WRITTEN INSTRUCTION :: All of the lines below are to be transcribed faithfully, with pictures excluded from the copy.

INFORMATION SUPPLIED ::

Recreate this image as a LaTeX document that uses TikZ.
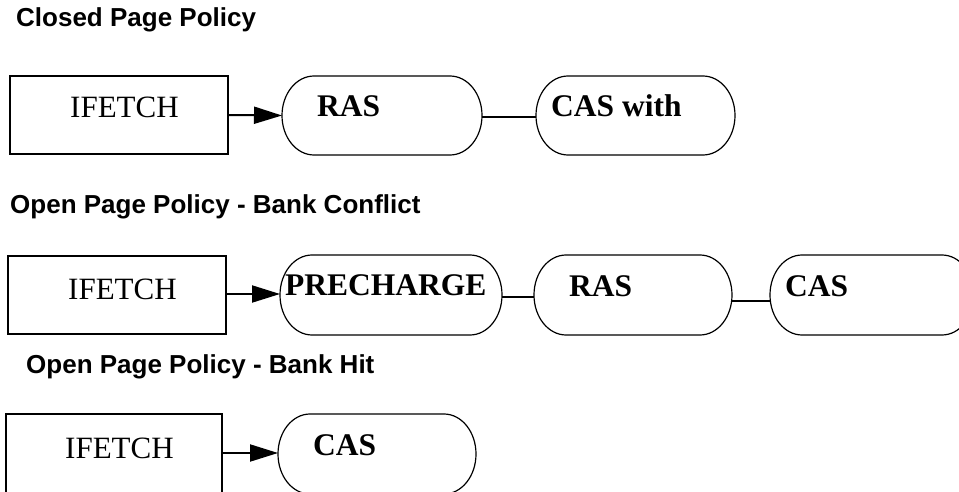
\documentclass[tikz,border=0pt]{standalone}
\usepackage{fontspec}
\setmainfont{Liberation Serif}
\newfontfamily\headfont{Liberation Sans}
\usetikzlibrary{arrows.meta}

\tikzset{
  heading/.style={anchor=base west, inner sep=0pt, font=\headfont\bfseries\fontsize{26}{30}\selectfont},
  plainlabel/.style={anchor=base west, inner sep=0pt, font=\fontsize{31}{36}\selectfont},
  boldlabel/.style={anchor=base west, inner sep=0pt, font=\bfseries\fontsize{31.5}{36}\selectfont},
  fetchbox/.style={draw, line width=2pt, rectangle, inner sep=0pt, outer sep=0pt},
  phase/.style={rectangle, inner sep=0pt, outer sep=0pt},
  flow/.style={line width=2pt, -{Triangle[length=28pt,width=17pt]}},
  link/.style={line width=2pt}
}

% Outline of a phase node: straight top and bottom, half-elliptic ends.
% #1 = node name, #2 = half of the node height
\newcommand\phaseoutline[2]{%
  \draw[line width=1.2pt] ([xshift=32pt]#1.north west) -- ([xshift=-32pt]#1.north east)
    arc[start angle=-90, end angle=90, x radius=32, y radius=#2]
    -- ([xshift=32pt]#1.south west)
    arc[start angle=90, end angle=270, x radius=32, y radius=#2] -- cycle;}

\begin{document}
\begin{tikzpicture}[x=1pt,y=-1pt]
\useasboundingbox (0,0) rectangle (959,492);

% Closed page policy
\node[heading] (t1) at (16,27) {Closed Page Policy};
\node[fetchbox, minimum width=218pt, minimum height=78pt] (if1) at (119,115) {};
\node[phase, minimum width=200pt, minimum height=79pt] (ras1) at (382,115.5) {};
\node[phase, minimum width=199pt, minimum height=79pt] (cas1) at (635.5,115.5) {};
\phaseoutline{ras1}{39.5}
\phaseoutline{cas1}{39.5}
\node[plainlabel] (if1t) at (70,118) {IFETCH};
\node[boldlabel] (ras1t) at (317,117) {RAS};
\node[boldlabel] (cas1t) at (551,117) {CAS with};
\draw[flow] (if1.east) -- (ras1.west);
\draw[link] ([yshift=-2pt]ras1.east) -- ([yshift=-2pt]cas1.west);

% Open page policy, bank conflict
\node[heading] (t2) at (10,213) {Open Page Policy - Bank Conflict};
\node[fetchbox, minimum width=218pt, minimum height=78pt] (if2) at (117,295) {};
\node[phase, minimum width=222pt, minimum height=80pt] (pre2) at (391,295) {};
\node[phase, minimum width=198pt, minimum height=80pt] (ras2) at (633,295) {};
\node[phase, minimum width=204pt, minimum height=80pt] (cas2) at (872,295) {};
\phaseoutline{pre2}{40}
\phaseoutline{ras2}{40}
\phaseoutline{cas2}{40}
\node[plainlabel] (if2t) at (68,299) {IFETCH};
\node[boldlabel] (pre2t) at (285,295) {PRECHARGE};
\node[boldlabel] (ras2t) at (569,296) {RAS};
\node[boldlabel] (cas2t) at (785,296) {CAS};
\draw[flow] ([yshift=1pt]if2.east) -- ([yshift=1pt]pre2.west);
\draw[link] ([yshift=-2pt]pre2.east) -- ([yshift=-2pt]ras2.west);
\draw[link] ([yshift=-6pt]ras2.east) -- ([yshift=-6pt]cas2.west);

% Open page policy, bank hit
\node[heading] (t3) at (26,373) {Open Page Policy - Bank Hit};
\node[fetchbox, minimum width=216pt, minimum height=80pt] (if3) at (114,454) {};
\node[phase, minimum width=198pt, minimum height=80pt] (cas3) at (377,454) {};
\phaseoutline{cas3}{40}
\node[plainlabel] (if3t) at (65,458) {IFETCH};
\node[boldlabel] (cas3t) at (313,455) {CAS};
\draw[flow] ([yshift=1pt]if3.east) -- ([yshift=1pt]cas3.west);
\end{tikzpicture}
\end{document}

RESULT OF THIS TASK ::
Recreate this image as a LaTeX document that uses TikZ.
\documentclass[tikz,border=0pt]{standalone}
\usepackage{fontspec}
\setmainfont{Liberation Serif}
\newfontfamily\headfont{Liberation Sans}
\usetikzlibrary{arrows.meta}

\tikzset{
  heading/.style={anchor=base west, inner sep=0pt, font=\headfont\bfseries\fontsize{26}{30}\selectfont},
  plainlabel/.style={anchor=base west, inner sep=0pt, font=\fontsize{31}{36}\selectfont},
  boldlabel/.style={anchor=base west, inner sep=0pt, font=\bfseries\fontsize{31.5}{36}\selectfont},
  fetchbox/.style={draw, line width=2pt, rectangle, inner sep=0pt, outer sep=0pt},
  phase/.style={rectangle, inner sep=0pt, outer sep=0pt},
  flow/.style={line width=2pt, -{Triangle[length=28pt,width=17pt]}},
  link/.style={line width=2pt}
}

% Outline of a phase node: straight top and bottom, half-elliptic ends.
% #1 = node name, #2 = half of the node height
\newcommand\phaseoutline[2]{%
  \draw[line width=1.2pt] ([xshift=32pt]#1.north west) -- ([xshift=-32pt]#1.north east)
    arc[start angle=-90, end angle=90, x radius=32, y radius=#2]
    -- ([xshift=32pt]#1.south west)
    arc[start angle=90, end angle=270, x radius=32, y radius=#2] -- cycle;}

\begin{document}
\begin{tikzpicture}[x=1pt,y=-1pt]
\useasboundingbox (0,0) rectangle (959,492);

% Closed page policy
\node[heading] (t1) at (16,27) {Closed Page Policy};
\node[fetchbox, minimum width=218pt, minimum height=78pt] (if1) at (119,115) {};
\node[phase, minimum width=200pt, minimum height=79pt] (ras1) at (382,115.5) {};
\node[phase, minimum width=199pt, minimum height=79pt] (cas1) at (635.5,115.5) {};
\phaseoutline{ras1}{39.5}
\phaseoutline{cas1}{39.5}
\node[plainlabel] (if1t) at (70,118) {IFETCH};
\node[boldlabel] (ras1t) at (317,117) {RAS};
\node[boldlabel] (cas1t) at (551,117) {CAS with};
\draw[flow] (if1.east) -- (ras1.west);
\draw[link] ([yshift=-2pt]ras1.east) -- ([yshift=-2pt]cas1.west);

% Open page policy, bank conflict
\node[heading] (t2) at (10,213) {Open Page Policy - Bank Conflict};
\node[fetchbox, minimum width=218pt, minimum height=78pt] (if2) at (117,295) {};
\node[phase, minimum width=222pt, minimum height=80pt] (pre2) at (391,295) {};
\node[phase, minimum width=198pt, minimum height=80pt] (ras2) at (633,295) {};
\node[phase, minimum width=204pt, minimum height=80pt] (cas2) at (872,295) {};
\phaseoutline{pre2}{40}
\phaseoutline{ras2}{40}
\phaseoutline{cas2}{40}
\node[plainlabel] (if2t) at (68,299) {IFETCH};
\node[boldlabel] (pre2t) at (285,295) {PRECHARGE};
\node[boldlabel] (ras2t) at (569,296) {RAS};
\node[boldlabel] (cas2t) at (785,296) {CAS};
\draw[flow] ([yshift=1pt]if2.east) -- ([yshift=1pt]pre2.west);
\draw[link] ([yshift=-2pt]pre2.east) -- ([yshift=-2pt]ras2.west);
\draw[link] ([yshift=-6pt]ras2.east) -- ([yshift=-6pt]cas2.west);

% Open page policy, bank hit
\node[heading] (t3) at (26,373) {Open Page Policy - Bank Hit};
\node[fetchbox, minimum width=216pt, minimum height=80pt] (if3) at (114,454) {};
\node[phase, minimum width=198pt, minimum height=80pt] (cas3) at (377,454) {};
\phaseoutline{cas3}{40}
\node[plainlabel] (if3t) at (65,458) {IFETCH};
\node[boldlabel] (cas3t) at (313,455) {CAS};
\draw[flow] ([yshift=1pt]if3.east) -- ([yshift=1pt]cas3.west);
\end{tikzpicture}
\end{document}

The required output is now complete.